September 2, 2016

熊楠と熊野古道

二日目(1日は)南方熊楠ゆかりの地を訪ねる。写真だけだと伝わりにくいですが、一枚目が熊楠の墓地がある高山寺隣にあった猿神社跡。ここで熊楠は新種の粘菌アオウツボを発見したらしい。といった文脈を踏まえることで、神社合祀反対の面影を見ることができる場所。この旅で痛感しましたが、何の変哲も無い土地も、語り、伝承、物語、逸話、様々な表現がありますがそうした人々の中で共有されるストーリーを媒介することで、意味のある立体的な図になるのだということを思います。この一枚はただの緑地しか写していないように見えますが、その道の人の解説を加えると歴史の中に位置付けられる貴重な一場面となります。

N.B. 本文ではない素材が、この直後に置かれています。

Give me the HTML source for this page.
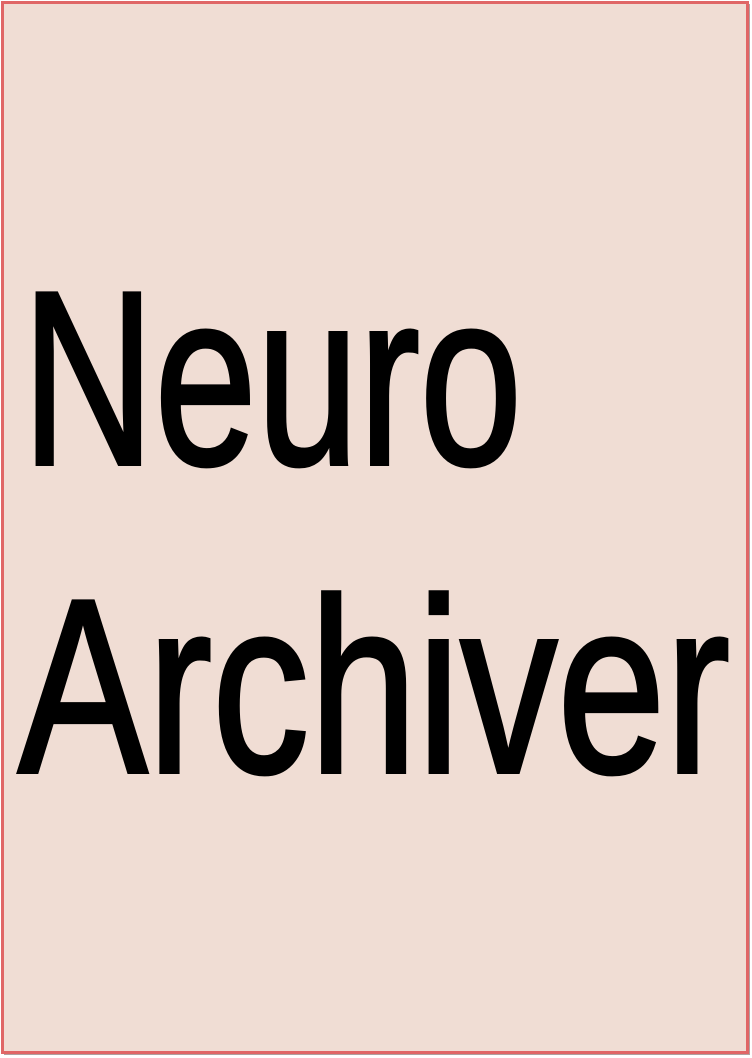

熊野本宮にある湯の峰温泉の民宿に宿泊した後、三日目は本宮に移動して熊野古道中辺路(なかへち)散策。発心門王子から本宮大社までの約7キロの道を語り部の方と一緒に4時間。写真は道中にできた森林浴スポット。どうやら、熊野古道が観光的な色彩を浴びるようになった2000年代以降にできたような話でしたが、1000年以上の歴史を持つ熊野古道は時代の趨勢に応じて王子の数も変わったり、道ができたり、滅びたりしています。その意味で言えば、このような森林浴のスポットも時代の移り変わりを表す一枚なのかもしれません。数百年前にこんなところで森林浴していたら山賊に襲われて死ぬんじゃ無いかという気がします。ある意味で平和の象徴のような。寝るととても気持ちがいいです。写真に写っているのは語り部の方です。大変お世話になりました。